How can I efficiently search json data in a mysql database?
I installed the extract_json udf from labs.mysql.com and played around with a test table with 2.750.000 entries.
CREATE TABLE `testdb`.`JSON_TEST_TABLE` (
`AUTO_ID` INT UNSIGNED NOT NULL AUTO_INCREMENT,
`OP_ID` INT NULL,
`JSON` LONGTEXT NULL,
PRIMARY KEY (`AUTO_ID`)) $$
An example JSON field would look like so:
{"ts": "2014-10-30 15:08:56 (9400.223725848107) ", "operation": "1846922"}
I found that putting json_extract into a select statement has virtually no performance impact.

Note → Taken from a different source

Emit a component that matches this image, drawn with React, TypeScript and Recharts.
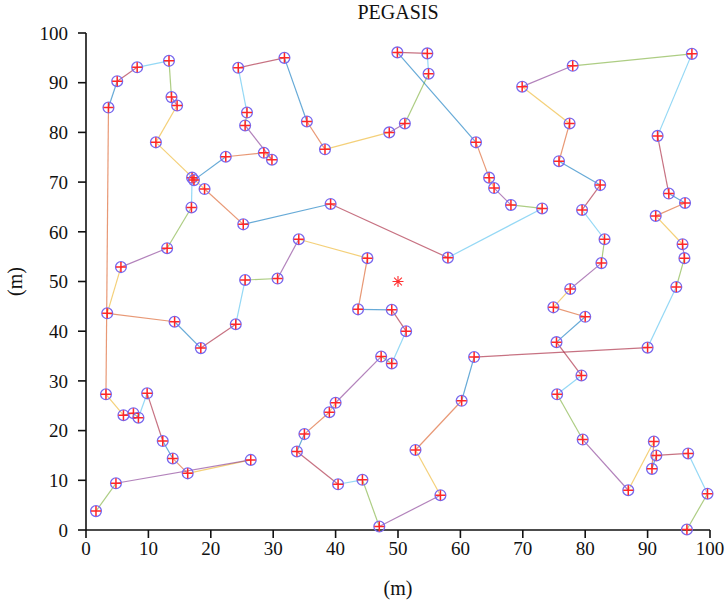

I.e. the following selects (almost) have the same performance:
SELECT * FROM JSON_TEST_TABLE where OP_ID=2000000 LIMIT 10;
SELECT OP_ID, json_extract(JSON, "ts") ts, json_extract(JSON, "operation") operation FROM JSON_TEST_TABLE where OP_ID=2000000 LIMIT 10;
However, as soon as I put a json_extract expression into the where clause the execution time increases by a factor of 10 or more (I went from 2,5 to 30 secs):
SELECT OP_ID, json_extract(JSON, "ts") ts, json_extract(JSON, "operation") operation FROM JSON_TEST_TABLE where json_extract(JSON, "operation")=2000000 LIMIT 10;
At this point I am thinking that I need to extract all info that I want to search into separate columns at insert time, and that if I really have to search in the json data I need to first narrow down the number of rows to be searched by other criteria, but I would like to make sure that I am not missing anything obvious. E.g. can I somehow index the json fields? Or is my select statement inefficiently written?